Do not copy the pictures; transcribe all other material exactly.

— BEGIN —

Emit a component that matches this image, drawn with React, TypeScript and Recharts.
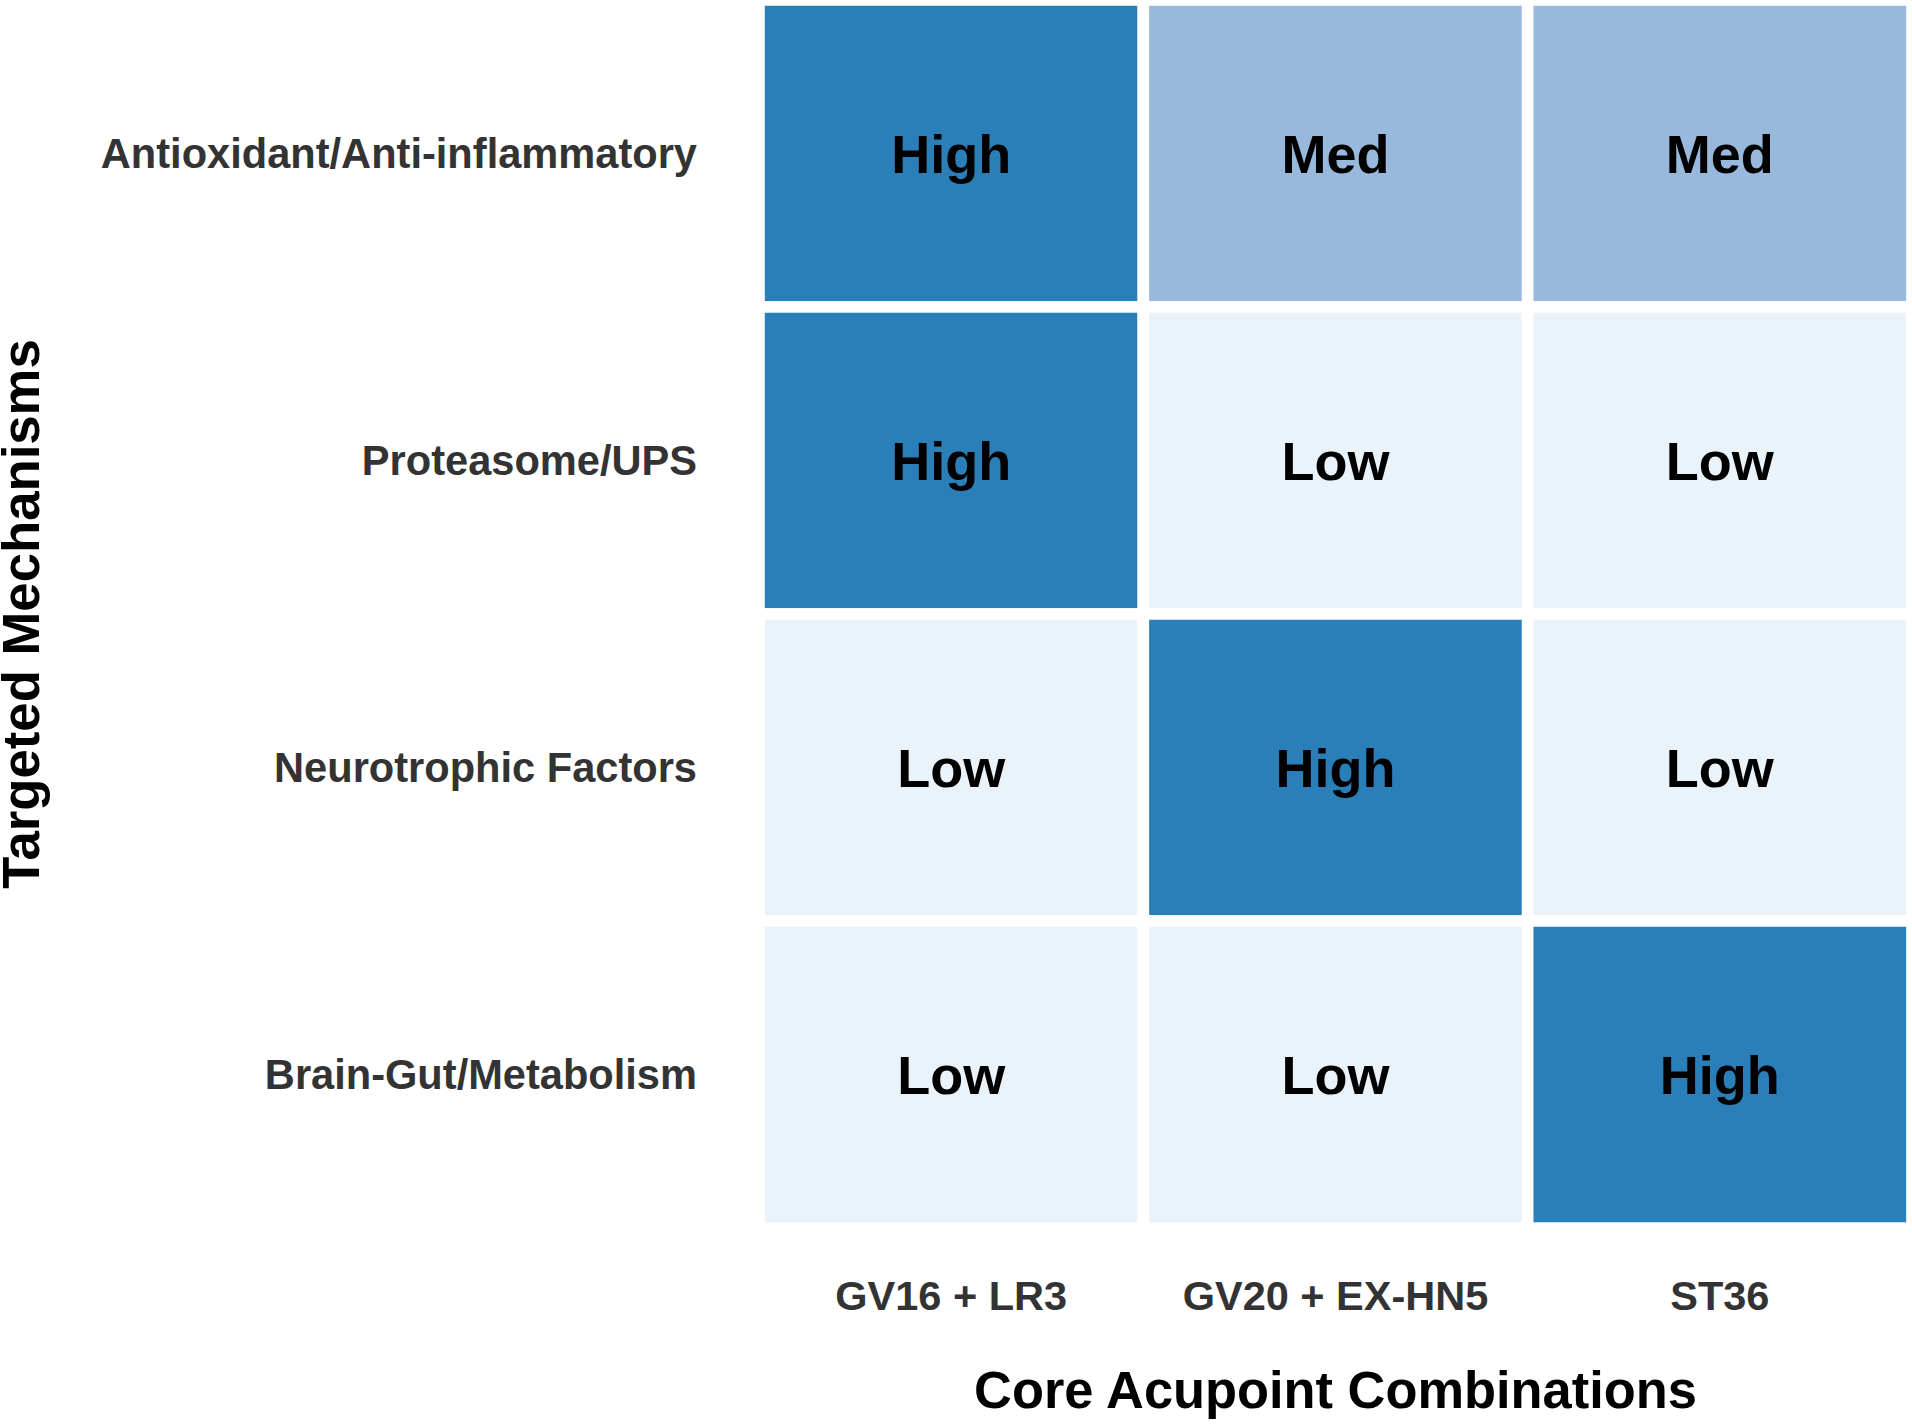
import React from "react";
import { BarChart, Bar, XAxis, YAxis, Cell, LabelList, Label } from "recharts";

const mechanisms = [
  "Antioxidant/Anti-inflammatory",
  "Proteasome/UPS",
  "Neurotrophic Factors",
  "Brain-Gut/Metabolism",
];
const combinations = ["GV16 + LR3", "GV20 + EX-HN5", "ST36"];
const levelsGV16 = ["High", "High", "Low", "Low"];
const levelsGV20 = ["Med", "Low", "High", "Low"];
const levelsST36 = ["Med", "Low", "Low", "High"];
const columnTicks = [0.5, 1.5, 2.5];
const levelColors: Record<string, string> = {
  Low: "#eaf2fa",
  Med: "#98b9db",
  High: "#2a7fb8",
};

const columnLevels = [levelsGV16, levelsGV20, levelsST36];

const data = mechanisms.map((m, i) => ({
  mechanism: m,
  c0: 1,
  c1: 1,
  c2: 1,
  l0: levelsGV16[i],
  l1: levelsGV20[i],
  l2: levelsST36[i],
}));

const FONT = '"Liberation Sans", Arial, Helvetica, sans-serif';

export default function App() {
  return (
    <div style={{ position: "absolute", left: 0, top: 0, fontFamily: FONT }}>
      <BarChart
        width={1912}
        height={1424}
        data={data}
        layout="vertical"
        margin={{ top: 0, right: 0, bottom: 0, left: 0 }}
        barCategoryGap={0}
        barGap={0}
      >
        <XAxis
          type="number"
          domain={[0, 3]}
          ticks={columnTicks}
          interval={0}
          tickFormatter={(v: number) => combinations[Math.floor(v)]}
          axisLine={false}
          tickLine={false}
          tickSize={0}
          tickMargin={53}
          height={196}
          tick={{ fill: "#333333", fontSize: 41.5, fontWeight: "bold", fontFamily: FONT }}
        >
          <Label
            value="Core Acupoint Combinations"
            position="insideBottom"
            offset={16}
            style={{ fill: "#000000", fontSize: 52.4, fontWeight: "bold", fontFamily: FONT }}
          />
        </XAxis>
        <YAxis
          type="category"
          dataKey="mechanism"
          width={759}
          axisLine={false}
          tickLine={false}
          tickSize={0}
          tickMargin={62}
          interval={0}
          tick={{ fill: "#333333", fontSize: 41.6, fontWeight: "bold", fontFamily: FONT }}
        >
          <Label
            value="Targeted Mechanisms"
            angle={-90}
            position="insideLeft"
            offset={20}
            style={{ fill: "#000000", fontSize: 52.7, fontWeight: "bold", fontFamily: FONT, textAnchor: "middle" }}
          />
        </YAxis>
        {[0, 1, 2].map((c) => (
          <Bar
            key={c}
            dataKey={`c${c}`}
            stackId="heat"
            isAnimationActive={false}
            stroke="#ffffff"
            strokeWidth={11.6}
          >
            {data.map((d, i) => (
              <Cell key={i} fill={levelColors[columnLevels[c][i]]} />
            ))}
            <LabelList
              dataKey={`l${c}`}
              position="center"
              style={{ fill: "#000000", fontSize: 54, fontWeight: "bold", fontFamily: FONT }}
            />
          </Bar>
        ))}
      </BarChart>
    </div>
  );
}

— END —

* Task solution:
Emit a component that matches this image, drawn with React, TypeScript and Recharts.
import React from "react";
import { BarChart, Bar, XAxis, YAxis, Cell, LabelList, Label } from "recharts";

const mechanisms = [
  "Antioxidant/Anti-inflammatory",
  "Proteasome/UPS",
  "Neurotrophic Factors",
  "Brain-Gut/Metabolism",
];
const combinations = ["GV16 + LR3", "GV20 + EX-HN5", "ST36"];
const levelsGV16 = ["High", "High", "Low", "Low"];
const levelsGV20 = ["Med", "Low", "High", "Low"];
const levelsST36 = ["Med", "Low", "Low", "High"];
const columnTicks = [0.5, 1.5, 2.5];
const levelColors: Record<string, string> = {
  Low: "#eaf2fa",
  Med: "#98b9db",
  High: "#2a7fb8",
};

const columnLevels = [levelsGV16, levelsGV20, levelsST36];

const data = mechanisms.map((m, i) => ({
  mechanism: m,
  c0: 1,
  c1: 1,
  c2: 1,
  l0: levelsGV16[i],
  l1: levelsGV20[i],
  l2: levelsST36[i],
}));

const FONT = '"Liberation Sans", Arial, Helvetica, sans-serif';

export default function App() {
  return (
    <div style={{ position: "absolute", left: 0, top: 0, fontFamily: FONT }}>
      <BarChart
        width={1912}
        height={1424}
        data={data}
        layout="vertical"
        margin={{ top: 0, right: 0, bottom: 0, left: 0 }}
        barCategoryGap={0}
        barGap={0}
      >
        <XAxis
          type="number"
          domain={[0, 3]}
          ticks={columnTicks}
          interval={0}
          tickFormatter={(v: number) => combinations[Math.floor(v)]}
          axisLine={false}
          tickLine={false}
          tickSize={0}
          tickMargin={53}
          height={196}
          tick={{ fill: "#333333", fontSize: 41.5, fontWeight: "bold", fontFamily: FONT }}
        >
          <Label
            value="Core Acupoint Combinations"
            position="insideBottom"
            offset={16}
            style={{ fill: "#000000", fontSize: 52.4, fontWeight: "bold", fontFamily: FONT }}
          />
        </XAxis>
        <YAxis
          type="category"
          dataKey="mechanism"
          width={759}
          axisLine={false}
          tickLine={false}
          tickSize={0}
          tickMargin={62}
          interval={0}
          tick={{ fill: "#333333", fontSize: 41.6, fontWeight: "bold", fontFamily: FONT }}
        >
          <Label
            value="Targeted Mechanisms"
            angle={-90}
            position="insideLeft"
            offset={20}
            style={{ fill: "#000000", fontSize: 52.7, fontWeight: "bold", fontFamily: FONT, textAnchor: "middle" }}
          />
        </YAxis>
        {[0, 1, 2].map((c) => (
          <Bar
            key={c}
            dataKey={`c${c}`}
            stackId="heat"
            isAnimationActive={false}
            stroke="#ffffff"
            strokeWidth={11.6}
          >
            {data.map((d, i) => (
              <Cell key={i} fill={levelColors[columnLevels[c][i]]} />
            ))}
            <LabelList
              dataKey={`l${c}`}
              position="center"
              style={{ fill: "#000000", fontSize: 54, fontWeight: "bold", fontFamily: FONT }}
            />
          </Bar>
        ))}
      </BarChart>
    </div>
  );
}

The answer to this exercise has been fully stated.